Not only do most whites not know this, neither do most blacks today, for their leaders have taken credit for this progress by depicting it as the fruits of their civil rights movements and political efforts. But the poverty rate among blacks fell by half between 1940 and 1960, before any of the major federal civil rights legislation or the vast expansion of the welfare state under President Lyndon Johnson's Great Society programs.

Between 1940 and 1960, black males' number of years of schooling doubled. How surprising is it that doubling your education raises your income? In short, most blacks raised themselves out of poverty, but their leaders robbed them of this achievement and the respect it deserved -- in the eyes of blacks and whites alike -- by making it seem like a concession from the government and a product of agitation.

Pointing blacks in a direction from which little can be expected, and away from the enormous opportunities open today in the economy, is a formula for personal frustration, even if it benefits "leaders." But then, that frustration is itself a benefit to "leaders," who need a constituency with a sense of grievance.

Does anyone seriously suggest that blacks in America today would be better off if they were in Africa? If not, then what is the compensation for?
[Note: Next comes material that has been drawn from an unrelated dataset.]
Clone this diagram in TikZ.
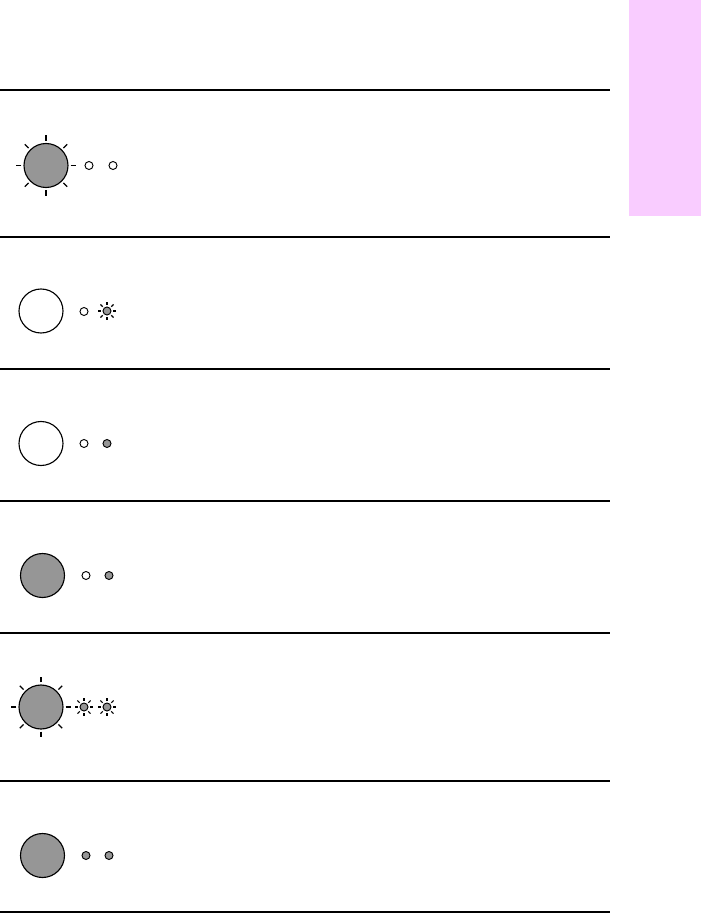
\documentclass[tikz,border=0pt]{standalone}
\definecolor{ledgraycol}{RGB}{150,150,150}
\definecolor{tabpink}{RGB}{249,204,255}
\begin{document}
\begin{tikzpicture}[x=0.75pt,y=-0.75pt,
  ledgray/.style={fill=ledgraycol},
  bigled/.style={circle,draw=black,line width=0.85pt,minimum size=33pt,inner sep=0pt},
  smallled/.style={circle,draw=black,line width=0.7pt,minimum size=6pt,inner sep=0pt},
  sepline/.style={line width=0.8pt},
  bigray/.style={line width=1pt},
  smallray/.style={line width=0.8pt}]
\useasboundingbox (0,0) rectangle (701,913);
\fill[tabpink] (629,0) rectangle (701,216);
% separators
\foreach \yy/\n in {90/l0,237/l1,369/l2,501/l3,633/l4,781/l5,912/l6}{
  \coordinate (\n a) at (0,\yy);
  \coordinate (\n b) at (610,\yy);
  \draw[sepline] (\n a) -- (\n b);
}
% row 1
\node[bigled,ledgray] (b1) at (46,165.5) {};
\node[smallled,fill=white] (s1a) at (89,165.5) {};
\node[smallled,fill=white] (s1b) at (113,165.5) {};
% row 2
\node[bigled,fill=white] (b2) at (41,311) {};
\node[smallled,fill=white] (s2a) at (84,311.5) {};
\node[smallled,ledgray] (s2b) at (107,311) {};
% row 3
\node[bigled,fill=white] (b3) at (41,443.5) {};
\node[smallled,fill=white] (s3a) at (84,443.5) {};
\node[smallled,ledgray] (s3b) at (107,443.5) {};
% row 4
\node[bigled,ledgray] (b4) at (42.5,575.5) {};
\node[smallled,fill=white] (s4a) at (86,575.5) {};
\node[smallled,ledgray] (s4b) at (109,575.5) {};
% row 5
\node[bigled,ledgray] (b5) at (41,707) {};
\node[smallled,ledgray] (s5a) at (84,707) {};
\node[smallled,ledgray] (s5b) at (107,707) {};
% row 6
\node[bigled,ledgray] (b6) at (42.5,855.5) {};
\node[smallled,ledgray] (s6a) at (86,855.5) {};
\node[smallled,ledgray] (s6b) at (109,855.5) {};
% rays of big blinking lights
\foreach \c in {b1,b5}{
  \foreach \a in {0,45,...,315}{
    \draw[bigray,shift={(\c.center)}] (\a:18.5pt) -- (\a:22.5pt);
  }
}
% rays of small blinking lights
\foreach \c in {s2b,s5a,s5b}{
  \foreach \a in {0,45,...,315}{
    \draw[smallray,shift={(\c.center)}] (\a:4.6pt) -- (\a:7pt);
  }
}
\end{tikzpicture}
\end{document}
Sometimes it is claimed that slavery made a great contribution to the development of the American economy, from which other Americans benefited, so that reparations would be like back pay. Although slaveowners benefited from slavery, it is by no means obvious that there were net benefits to the economy as a whole, especially when you subtract the staggering costs of the Civil War.

Should the immoral gains of dead people be repaid by living people who are no better off than if slavery had never existed? The poorest region of the United States has long been the region in which slavery was concentrated.

The same is true of Brazil -- and was true of 18th century Europe. The worldwide track record of slavery as an economic system is bad. Slaveowners benefited, but that is not saying that the economy as a whole benefited. The last desperate argument for reparations is that blacks have lower incomes and occupations than whites today because of the legacy of slavery. Do the people who say this seriously believe that black and white incomes and occupations would be the same if Africans had immigrated voluntarily to this country?

Scholars who have spent years studying racial and ethnic groups in countries around the world have yet to come up with a single country where all the different groups have the same incomes and occupations. Why would people from Africa be the lone exception on this planet? Groups everywhere differ too much in too many ways to have the same outcomes.

Slavery itself was not unique to Africans. The very word "slave" derives from the name of a European people -- the Slavs, who were enslaved for centuries before the first African was brought to the Western Hemisphere. The tragic fact is that slavery existed all over the world, for thousands of years.